Notelyn and manual templates work well together. Use templates for live sessions where you are present and actively capturing. Use Notelyn when the content volume is too high for manual processing or when you need structured notes from a recording, PDF, or video you cannot annotate in real time.
Templates organize the space. Notelyn fills it automatically from your recordings and PDFs, so the structured output exists even when manual capture isn't possible.
- 1
Import your content
Start a live recording in Notelyn, upload an audio file or PDF, paste a YouTube or podcast URL, or photograph a printed page. Notelyn accepts all standard input formats without requiring manual transcription first.
- 2
Review AI-generated structured notes
Notelyn produces a transcript, structured summary, and key concepts after processing. Review and edit the output in a few minutes rather than rewriting raw recordings into a template by hand.
- 3
Study with auto-generated flashcards and quizzes
Every imported session includes auto-generated flashcards and a quiz. Use them within 24 hours of the lecture or meeting for the retrieval practice benefit. The Q&A mode lets you ask specific questions about any note in plain language.
Choosing the Right Note Taking Template
The seven formats above are not interchangeable. Each fits specific content and learning goals.
Use the Cornell method when you need to study from notes later. The cue-summary structure is specifically designed for retrieval practice. It is the strongest template for exam prep and subject-heavy courses.
Use the outline method when the content has clear hierarchy: structured lectures, textbook chapters, or training materials with numbered sections. The outline becomes a map of the material's structure.
Use the meeting template when decisions and action items are the primary output. This keeps follow-ups from getting buried in prose notes that nobody rereads.

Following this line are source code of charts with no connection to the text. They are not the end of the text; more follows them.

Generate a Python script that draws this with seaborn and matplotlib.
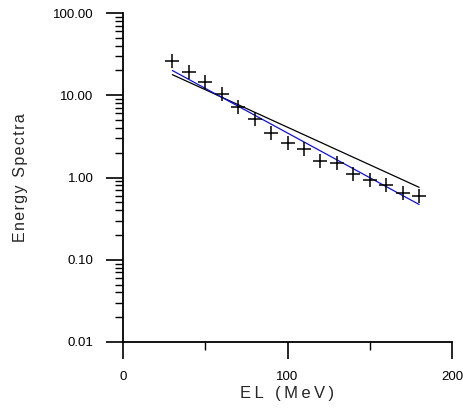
import matplotlib
matplotlib.use("Agg")
import matplotlib.pyplot as plt
import seaborn as sns
import numpy as np
import pandas as pd
from matplotlib.ticker import FixedLocator, FixedFormatter, LogLocator, NullFormatter

# data
el_mev = [30, 40, 50, 60, 70, 80, 90, 100, 110, 120, 130, 140, 150, 160, 170, 180]
spectra = [26.0, 19.4, 14.6, 10.5, 7.1, 5.2, 3.5, 2.65, 2.2, 1.6, 1.5, 1.1, 0.94, 0.82, 0.65, 0.6]
fit_x = [30, 180]
fit_black = [17.8, 0.76]
fit_blue = [20.0, 0.47]
x_ticks = [0, 100, 200]
x_tick_labels = ["0", "100", "200"]
y_ticks = [0.01, 0.1, 1, 10, 100]
y_tick_labels = ["0.01", "0.10", "1.00", "10.00", "100.00"]

sns.set_style("white")
plt.rcParams["font.family"] = ["Liberation Sans", "DejaVu Sans"]

fig = plt.figure(figsize=(4.63, 4.12), dpi=100)
ax = fig.add_axes([123/463, 1-342/412, 329/463, 329/412])

df_pts = pd.DataFrame({"x": el_mev, "y": spectra})
df_black = pd.DataFrame({"x": fit_x, "y": fit_black})
df_blue = pd.DataFrame({"x": fit_x, "y": fit_blue})

sns.lineplot(data=df_black, x="x", y="y", ax=ax, color="black", lw=0.9)
sns.lineplot(data=df_blue, x="x", y="y", ax=ax, color="#1010e0", lw=0.9)
sns.scatterplot(data=df_pts, x="x", y="y", ax=ax, marker="+", s=100,
                color="black", linewidth=1.1, zorder=5)

ax.set_yscale("log")
ax.set_xlim(0, 200)
ax.set_ylim(0.01, 100)

for s in ["top", "right"]:
    ax.spines[s].set_visible(False)
for s in ["left", "bottom"]:
    ax.spines[s].set_linewidth(1.3)
    ax.spines[s].set_color("black")

ax.xaxis.set_major_locator(FixedLocator(x_ticks))
ax.xaxis.set_major_formatter(FixedFormatter(x_tick_labels))
ax.xaxis.set_minor_locator(FixedLocator([50, 150]))
ax.yaxis.set_major_locator(FixedLocator(y_ticks))
ax.yaxis.set_major_formatter(FixedFormatter(y_tick_labels))
ax.yaxis.set_minor_locator(LogLocator(base=10, subs=np.arange(2, 10)))
ax.yaxis.set_minor_formatter(NullFormatter())

ax.tick_params(axis="both", which="major", direction="out", length=12.2, width=1.2,
               colors="black", labelsize=9.5, bottom=True, left=True)
ax.tick_params(axis="both", which="minor", direction="out", length=6.0, width=1.0,
               colors="black", bottom=True, left=True)
ax.tick_params(axis="x", which="major", pad=9)
ax.tick_params(axis="y", which="major", pad=9)

ax.set_xlabel("E\u2009L\u2009 \u2009(\u2009M\u2009e\u2009V\u2009)", fontsize=12, labelpad=2)
ax.set_ylabel("E\u200an\u200ae\u200ar\u200ag\u200ay\u2009 S\u200ap\u200ae\u200ac\u200at\u200ar\u200aa",
              fontsize=11.5, labelpad=18)

fig.savefig("out.png", dpi=100)
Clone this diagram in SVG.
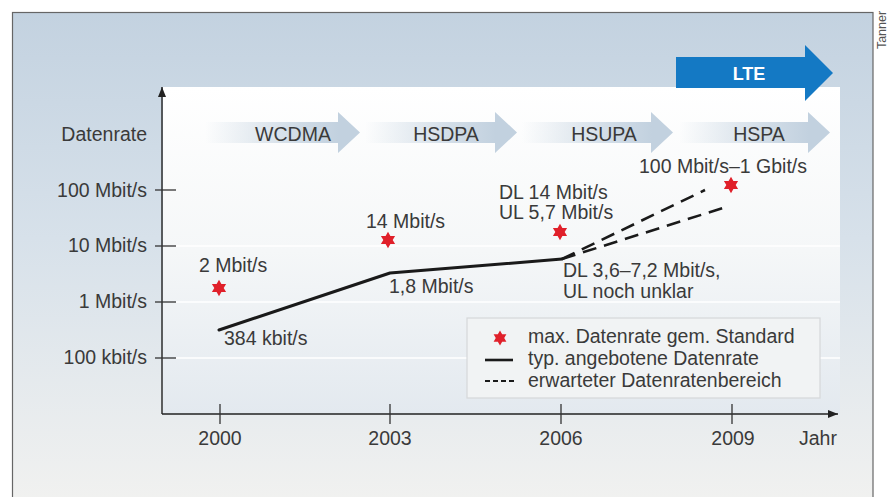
<svg xmlns="http://www.w3.org/2000/svg" xmlns:xlink="http://www.w3.org/1999/xlink" width="890" height="497" viewBox="0 0 890 497">
  <defs>
    <linearGradient id="bgGrad" x1="0" y1="0" x2="0" y2="1">
      <stop offset="0" stop-color="#c3d2e0"/>
      <stop offset="0.45" stop-color="#d7e1ea"/>
      <stop offset="1" stop-color="#f2f2f0"/>
    </linearGradient>
    <linearGradient id="panelGrad" x1="0" y1="0" x2="0" y2="1">
      <stop offset="0" stop-color="#ffffff"/>
      <stop offset="0.5" stop-color="#f5f7f8"/>
      <stop offset="1" stop-color="#e3e9ef"/>
    </linearGradient>
    <linearGradient id="techGrad" x1="0" y1="0" x2="1" y2="0">
      <stop offset="0" stop-color="#c2d1df" stop-opacity="0"/>
      <stop offset="0.55" stop-color="#c2d1df" stop-opacity="0.7"/>
      <stop offset="0.86" stop-color="#c2d1df" stop-opacity="1"/>
      <stop offset="1" stop-color="#c2d1df" stop-opacity="1"/>
    </linearGradient>
    <path id="star" d="M0,-8.2 L2.4,-4.1 L7.1,-4.1 L4.7,0 L7.1,4.1 L2.4,4.1 L0,8.2 L-2.4,4.1 L-7.1,4.1 L-4.7,0 L-7.1,-4.1 L-2.4,-4.1 Z"/>
    <marker id="axArrow" viewBox="0 0 10 8" refX="10" refY="4" markerWidth="10" markerHeight="8" markerUnits="userSpaceOnUse" orient="auto">
      <path d="M0,0 L10,4 L0,8 Z" fill="#222"/>
    </marker>
  </defs>
  <style>
    text { font-family: "Liberation Sans", Arial, Helvetica, sans-serif; font-size: 19.5px; fill: #3a3a3a; }
    .end { text-anchor: end; }
    .mid { text-anchor: middle; }
    .tech { fill: url(#techGrad); }
    .axis { stroke: #222; stroke-width: 1.4; fill: none; }
    .tick { stroke: #333; stroke-width: 1.3; }
    .grid { stroke: #ffffff; stroke-width: 1.5; }
    .star { fill: #e0202a; }
    .solid { stroke: #1a1a1a; stroke-width: 3; fill: none; stroke-linejoin: round; stroke-linecap: round; }
    .dash { stroke: #1a1a1a; stroke-width: 2.6; fill: none; stroke-dasharray: 14 8; }
  </style>

  <!-- background frame -->
  <g id="frame">
    <rect x="12.5" y="12.5" width="860.5" height="500" fill="url(#bgGrad)" stroke="#666" stroke-width="1.2"/>
    <text transform="translate(886,30) rotate(-90)" class="mid" style="font-size:12.5px; fill:#555">Tanner</text>
  </g>

  <!-- plot panel -->
  <g id="panel">
    <rect x="163" y="87" width="677" height="327" fill="url(#panelGrad)"/>
    <line class="grid" x1="176" y1="246" x2="840" y2="246"/>
    <line class="grid" x1="176" y1="302" x2="840" y2="302"/>
    <line class="grid" x1="176" y1="358" x2="840" y2="358"/>
  </g>

  <!-- technology arrows -->
  <g id="tech-wcdma">
    <path class="tech" d="M205,122 H338 V112 L360,132.5 L338,153 V143 H205 Z"/>
    <text x="293" y="141" class="mid">WCDMA</text>
  </g>
  <g id="tech-hsdpa">
    <path class="tech" d="M365,122 H495 V112 L517,132.5 L495,153 V143 H365 Z"/>
    <text x="446" y="141" class="mid">HSDPA</text>
  </g>
  <g id="tech-hsupa">
    <path class="tech" d="M522,122 H651 V112 L673,132.5 L651,153 V143 H522 Z"/>
    <text x="604" y="141" class="mid">HSUPA</text>
  </g>
  <g id="tech-hspa">
    <path class="tech" d="M679,122 H808 V112 L830,132.5 L808,153 V143 H679 Z"/>
    <text x="759" y="141" class="mid">HSPA</text>
  </g>
  <g id="tech-lte">
    <path d="M676,57 H805 V45 L833,73 L805,101 V88 H676 Z" fill="#1479c4"/>
    <text x="749" y="80" class="mid" style="fill:#ffffff; font-weight:bold; font-size:18px">LTE</text>
  </g>

  <!-- axes -->
  <g id="axes">
    <line class="axis" x1="162" y1="414" x2="162" y2="87" marker-end="url(#axArrow)"/>
    <line class="axis" x1="162" y1="414" x2="838" y2="414" marker-end="url(#axArrow)"/>
    <line class="tick" x1="155" y1="190" x2="176" y2="190"/>
    <line class="tick" x1="155" y1="246" x2="176" y2="246"/>
    <line class="tick" x1="155" y1="302" x2="176" y2="302"/>
    <line class="tick" x1="155" y1="358" x2="176" y2="358"/>
    <line class="tick" x1="220" y1="404" x2="220" y2="424"/>
    <line class="tick" x1="390" y1="404" x2="390" y2="424"/>
    <line class="tick" x1="561" y1="404" x2="561" y2="424"/>
    <line class="tick" x1="732" y1="404" x2="732" y2="424"/>
    <text x="147" y="141" class="end">Datenrate</text>
    <text x="147" y="197" class="end">100 Mbit/s</text>
    <text x="147" y="252" class="end">10 Mbit/s</text>
    <text x="147" y="308" class="end">1 Mbit/s</text>
    <text x="147" y="364" class="end">100 kbit/s</text>
    <text x="220" y="445" class="mid">2000</text>
    <text x="390" y="445" class="mid">2003</text>
    <text x="561" y="445" class="mid">2006</text>
    <text x="733" y="445" class="mid">2009</text>
    <text x="799" y="445">Jahr</text>
  </g>

  <!-- data lines -->
  <g id="connectors">
    <path class="solid" d="M219,330 L390,273 L562,259"/>
    <path class="dash" d="M562,259 L705,190"/>
    <path class="dash" d="M562,259 L726,207"/>
  </g>

  <!-- data points -->
  <g id="point-2000">
    <use href="#star" xlink:href="#star" class="star" x="219" y="288"/>
    <text x="199" y="272">2 Mbit/s</text>
    <text x="224" y="345">384 kbit/s</text>
  </g>
  <g id="point-2003">
    <use href="#star" xlink:href="#star" class="star" x="388" y="240"/>
    <text x="366" y="228">14 Mbit/s</text>
    <text x="389" y="293">1,8 Mbit/s</text>
  </g>
  <g id="point-2006">
    <use href="#star" xlink:href="#star" class="star" x="560" y="232"/>
    <text x="499" y="199">DL 14 Mbit/s</text>
    <text x="499" y="219">UL 5,7 Mbit/s</text>
    <text x="563" y="277">DL 3,6–7,2 Mbit/s,</text>
    <text x="563" y="298">UL noch unklar</text>
  </g>
  <g id="point-2009">
    <use href="#star" xlink:href="#star" class="star" x="731" y="185"/>
    <text x="639" y="173">100 Mbit/s–1 Gbit/s</text>
  </g>

  <!-- legend -->
  <g id="legend">
    <rect x="467" y="318" width="353" height="80" fill="#f1f3f4" stroke="#d6d8d9" stroke-width="1.2"/>
    <use href="#star" xlink:href="#star" class="star" x="500" y="338" transform="translate(500,338) scale(0.9) translate(-500,-338)"/>
    <line x1="485" y1="360" x2="513" y2="360" stroke="#1a1a1a" stroke-width="2.6"/>
    <line x1="485" y1="381" x2="514" y2="381" stroke="#1a1a1a" stroke-width="2" stroke-dasharray="5 3"/>
    <text x="528" y="343">max. Datenrate gem. Standard</text>
    <text x="528" y="365">typ. angebotene Datenrate</text>
    <text x="528" y="387">erwarteter Datenratenbereich</text>
  </g>
</svg>
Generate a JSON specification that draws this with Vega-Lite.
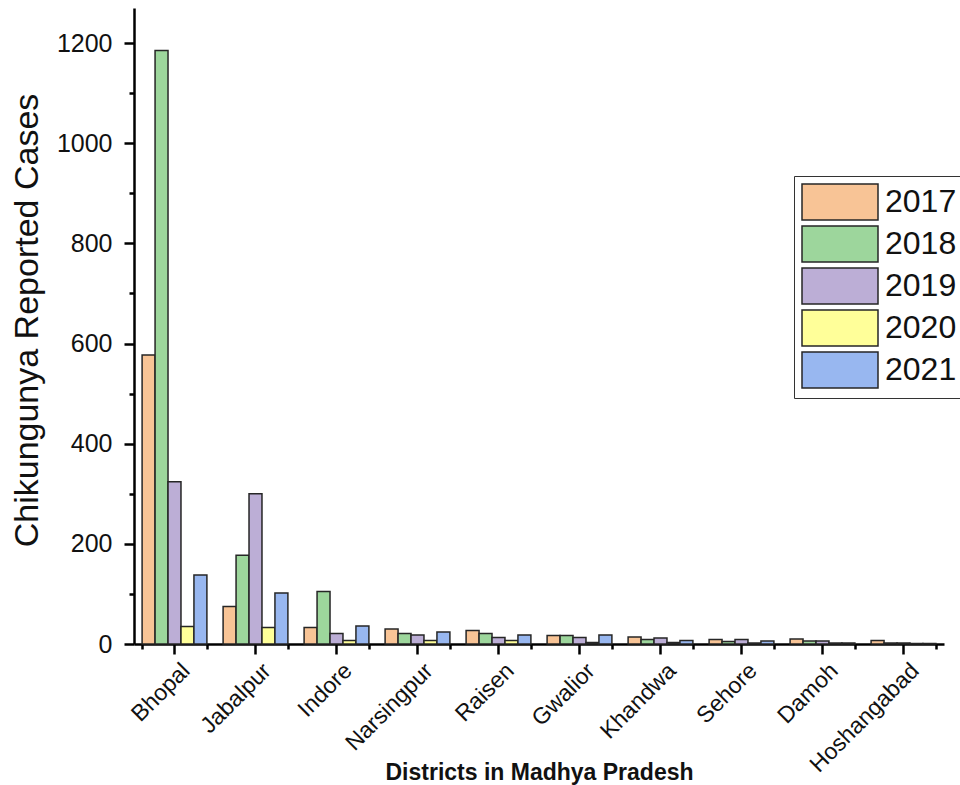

Use the charting template when you are comparing multiple things across the same attributes. Research comparisons, competitive analysis, and subject comparisons are clearer as tables than as paragraphs.
Use the mind map when you are exploring connections between concepts or brainstorming. Mind maps work poorly for sequential content but well for showing how ideas relate.
Use the book summary template when you want something actionable from what you read. The How to Apply This field forces a practical connection from content to behavior.
Use the daily study plan when you have multiple subjects to cover and need to track progress across sessions. The end-of-session review prompts retrieval before sleep, which research from learning science journals consistently links to better next-day recall.
Getting Started with Note Taking Templates Today
Note taking templates do not require a new app or a special notebook. The seven formats in this guide can be set up in any tool you already use, in under ten minutes total. Pick one template that matches your most frequent note-taking context and use it consistently for two weeks before adding more.
The common mistake is building an elaborate template system before testing whether the structure works for your material and pace. Start with one format. Adjust the sections after a few sessions if something does not fit. Add a second template once the first becomes automatic.
For lectures and academic content, start with the Cornell method. For work meetings, start with the meeting notes template. For anything you read regularly, start with the book summary template.
The seven formats in this guide cover the most common situations you will encounter. For cases where manual note-taking cannot keep pace, Notelyn provides an alternative: import recordings, PDFs, or videos and get structured notes generated automatically. The combination of good templates for live capture and AI tools for high-volume content covers nearly every note-taking scenario.
Try one of these note taking templates this week. The setup takes ten minutes. The benefit compounds with every session.
The best note-taking system is the one you actually use. Start with one template, keep it simple, and add structure only when the simpler version can't keep up.